TASK TO CARRY OUT:
Pictures stay out. Extract the lines below from the first one through the line with "(217,12.5) -- (217,1147);", both included.

• • • • •

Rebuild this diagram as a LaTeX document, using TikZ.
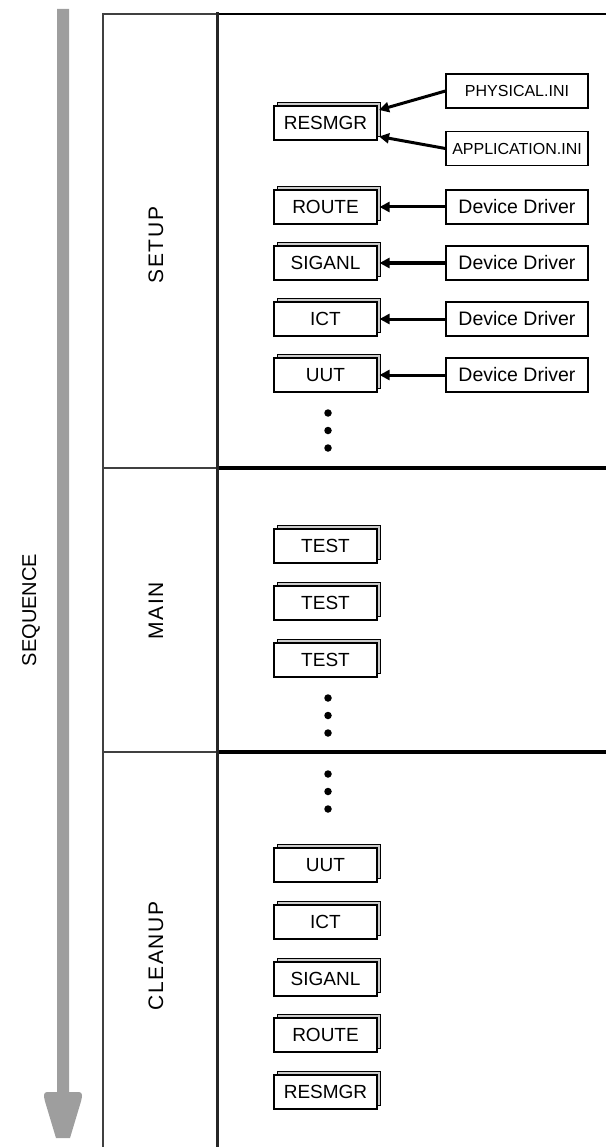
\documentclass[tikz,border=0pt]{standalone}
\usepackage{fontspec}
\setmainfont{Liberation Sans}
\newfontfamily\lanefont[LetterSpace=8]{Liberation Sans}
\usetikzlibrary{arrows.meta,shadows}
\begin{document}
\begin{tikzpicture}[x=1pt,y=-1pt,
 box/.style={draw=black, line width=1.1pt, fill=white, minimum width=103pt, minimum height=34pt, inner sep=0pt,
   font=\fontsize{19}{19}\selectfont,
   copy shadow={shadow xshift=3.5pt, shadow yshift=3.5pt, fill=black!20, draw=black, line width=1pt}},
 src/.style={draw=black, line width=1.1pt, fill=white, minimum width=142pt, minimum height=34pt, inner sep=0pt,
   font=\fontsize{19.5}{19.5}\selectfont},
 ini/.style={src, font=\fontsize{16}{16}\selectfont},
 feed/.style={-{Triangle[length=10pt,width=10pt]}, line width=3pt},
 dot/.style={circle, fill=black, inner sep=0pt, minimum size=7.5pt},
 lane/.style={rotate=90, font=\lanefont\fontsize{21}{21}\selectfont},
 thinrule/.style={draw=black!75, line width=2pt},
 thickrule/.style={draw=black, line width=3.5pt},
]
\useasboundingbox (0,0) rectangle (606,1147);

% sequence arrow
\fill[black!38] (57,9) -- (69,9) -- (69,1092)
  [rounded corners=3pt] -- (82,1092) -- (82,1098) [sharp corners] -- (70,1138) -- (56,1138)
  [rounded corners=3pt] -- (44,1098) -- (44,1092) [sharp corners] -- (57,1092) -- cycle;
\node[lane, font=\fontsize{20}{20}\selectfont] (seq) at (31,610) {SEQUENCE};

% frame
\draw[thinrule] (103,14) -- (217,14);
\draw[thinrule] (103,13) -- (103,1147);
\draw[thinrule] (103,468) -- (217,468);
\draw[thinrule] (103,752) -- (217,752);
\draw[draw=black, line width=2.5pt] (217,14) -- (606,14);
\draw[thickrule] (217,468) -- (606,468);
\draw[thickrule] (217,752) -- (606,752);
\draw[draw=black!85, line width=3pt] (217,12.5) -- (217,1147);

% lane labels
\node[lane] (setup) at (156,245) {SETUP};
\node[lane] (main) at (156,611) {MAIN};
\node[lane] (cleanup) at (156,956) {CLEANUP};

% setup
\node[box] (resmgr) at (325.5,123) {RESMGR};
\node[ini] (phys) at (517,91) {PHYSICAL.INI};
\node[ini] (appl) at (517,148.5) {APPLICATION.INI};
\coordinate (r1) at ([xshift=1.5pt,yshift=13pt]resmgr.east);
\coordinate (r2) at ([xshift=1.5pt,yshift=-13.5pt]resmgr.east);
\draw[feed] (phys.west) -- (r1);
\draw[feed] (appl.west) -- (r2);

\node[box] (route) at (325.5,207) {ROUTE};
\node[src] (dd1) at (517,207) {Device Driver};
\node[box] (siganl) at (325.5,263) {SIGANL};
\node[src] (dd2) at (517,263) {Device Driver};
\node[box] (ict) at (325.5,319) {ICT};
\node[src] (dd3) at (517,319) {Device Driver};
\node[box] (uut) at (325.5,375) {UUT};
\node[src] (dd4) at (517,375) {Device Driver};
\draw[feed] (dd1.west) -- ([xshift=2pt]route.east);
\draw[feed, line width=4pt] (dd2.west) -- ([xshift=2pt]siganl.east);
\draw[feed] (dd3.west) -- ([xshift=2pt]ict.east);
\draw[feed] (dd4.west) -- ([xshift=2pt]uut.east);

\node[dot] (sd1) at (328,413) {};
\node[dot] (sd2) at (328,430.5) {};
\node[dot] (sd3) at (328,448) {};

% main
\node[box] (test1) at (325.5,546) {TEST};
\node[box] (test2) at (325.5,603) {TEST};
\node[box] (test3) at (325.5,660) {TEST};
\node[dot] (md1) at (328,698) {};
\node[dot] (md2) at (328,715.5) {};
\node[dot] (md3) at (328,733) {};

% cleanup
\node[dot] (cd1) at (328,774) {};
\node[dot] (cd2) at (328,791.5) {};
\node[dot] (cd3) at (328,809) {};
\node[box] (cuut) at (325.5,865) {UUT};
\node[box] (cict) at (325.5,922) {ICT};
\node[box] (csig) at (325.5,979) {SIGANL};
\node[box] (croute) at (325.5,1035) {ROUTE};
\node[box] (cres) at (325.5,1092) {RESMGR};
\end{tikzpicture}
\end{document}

• • • • •

FULL OUTPUT:
Rebuild this diagram as a LaTeX document, using TikZ.
\documentclass[tikz,border=0pt]{standalone}
\usepackage{fontspec}
\setmainfont{Liberation Sans}
\newfontfamily\lanefont[LetterSpace=8]{Liberation Sans}
\usetikzlibrary{arrows.meta,shadows}
\begin{document}
\begin{tikzpicture}[x=1pt,y=-1pt,
 box/.style={draw=black, line width=1.1pt, fill=white, minimum width=103pt, minimum height=34pt, inner sep=0pt,
   font=\fontsize{19}{19}\selectfont,
   copy shadow={shadow xshift=3.5pt, shadow yshift=3.5pt, fill=black!20, draw=black, line width=1pt}},
 src/.style={draw=black, line width=1.1pt, fill=white, minimum width=142pt, minimum height=34pt, inner sep=0pt,
   font=\fontsize{19.5}{19.5}\selectfont},
 ini/.style={src, font=\fontsize{16}{16}\selectfont},
 feed/.style={-{Triangle[length=10pt,width=10pt]}, line width=3pt},
 dot/.style={circle, fill=black, inner sep=0pt, minimum size=7.5pt},
 lane/.style={rotate=90, font=\lanefont\fontsize{21}{21}\selectfont},
 thinrule/.style={draw=black!75, line width=2pt},
 thickrule/.style={draw=black, line width=3.5pt},
]
\useasboundingbox (0,0) rectangle (606,1147);

% sequence arrow
\fill[black!38] (57,9) -- (69,9) -- (69,1092)
  [rounded corners=3pt] -- (82,1092) -- (82,1098) [sharp corners] -- (70,1138) -- (56,1138)
  [rounded corners=3pt] -- (44,1098) -- (44,1092) [sharp corners] -- (57,1092) -- cycle;
\node[lane, font=\fontsize{20}{20}\selectfont] (seq) at (31,610) {SEQUENCE};

% frame
\draw[thinrule] (103,14) -- (217,14);
\draw[thinrule] (103,13) -- (103,1147);
\draw[thinrule] (103,468) -- (217,468);
\draw[thinrule] (103,752) -- (217,752);
\draw[draw=black, line width=2.5pt] (217,14) -- (606,14);
\draw[thickrule] (217,468) -- (606,468);
\draw[thickrule] (217,752) -- (606,752);
\draw[draw=black!85, line width=3pt] (217,12.5) -- (217,1147);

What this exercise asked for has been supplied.